Зная упорство Габида-агая, можно не сомневаться: он сделает все, чтобы этнодом состоялся.
В апреле Габиду Гималову исполнилось 79 лет. Годы — они словно бегут где-то в сторонке, не оставляя следа ни на лице его, ни на характере. Не так давно он научился делать кубыз из титановой проволоки. Вся группа теперь играет на его инструментах, а ему этого мало, он хочет и курай освоить. Пишет картины, вдохновляясь сюжетами из собственного обожженного войной детства, и выставляет их здесь же, в этноуголке. По-прежнему целительствует, мастерски владея искусством иглорефлексотерапии. Соседство с Мечетлинским геологическим разрезом подарило увлечение палеонтологией. А совсем недавно в Уфе вышла его автобиографическая книга. На обложке сам автор в парадном кителе с погонами капитана отдает честь: он так и прошел по жизни, не стыдясь ни одного своего поступка.
— Я рос в семье из 12 детей, родился восьмым по счету, — рассказывает Габид-агай. — В 1930-х двое малышей умерли в одну неделю, и мама у меня, сколько ее помню, — запоет, а потом вдруг плакать начинает. Я спрашиваю, зачем плачешь, а она: вот вспоминаю своих усопших детей. Хоть бы, говорила, кто-нибудь из оставшихся детей доктором стал, помогал бы людям. Слава Всевышнему, и я, и сестренка на врачей выучились, и родители, к счастью, успели узнать, что их мечта исполнилась.
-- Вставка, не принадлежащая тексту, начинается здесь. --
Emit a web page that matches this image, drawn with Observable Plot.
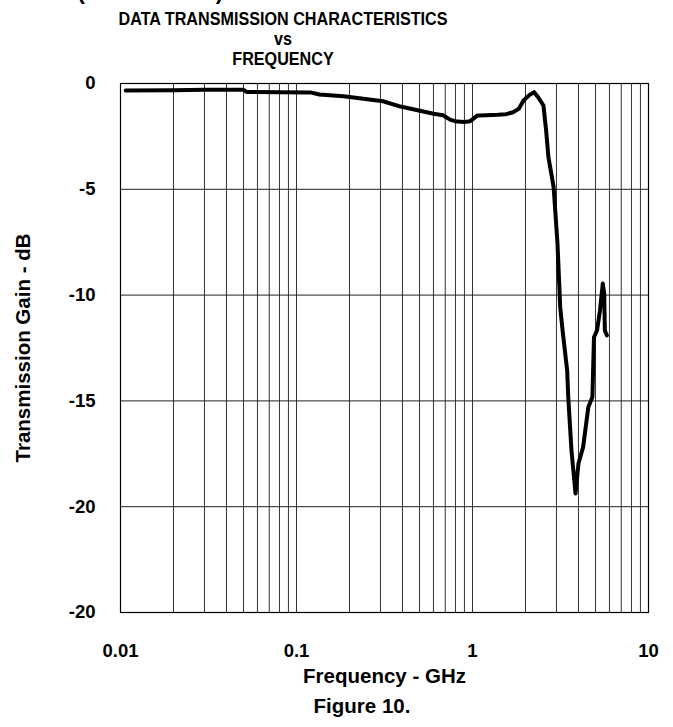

Врач и священнослужитель в одном лице — согласитесь, сочетание не такое уж частое. В ответ Гималов апеллирует к истории: вспоминает профессора Войно-Ясенецкого — великого хирурга и ученого, причисленного к лику святых. У себя в операционной он поставил икону Божьей Матери и каждую операцию начинал с молитвы.
— Я тоже перед сменой мысленно всегда обращался к Аллаху, и каких-то неожиданных осложнений, резкого ухудшения состояния у пациентов не случалось, — говорит Габид-агай. — Безусловно, были моменты, когда надеяться оставалось только на высшие силы. И они вмешивались, спасали людей. Именно как врач я точно знаю, что человек на земле не одинок. Каждому из нас помогают сверху. Это знание надо всегда носить в себе, оно делает тебя сильным.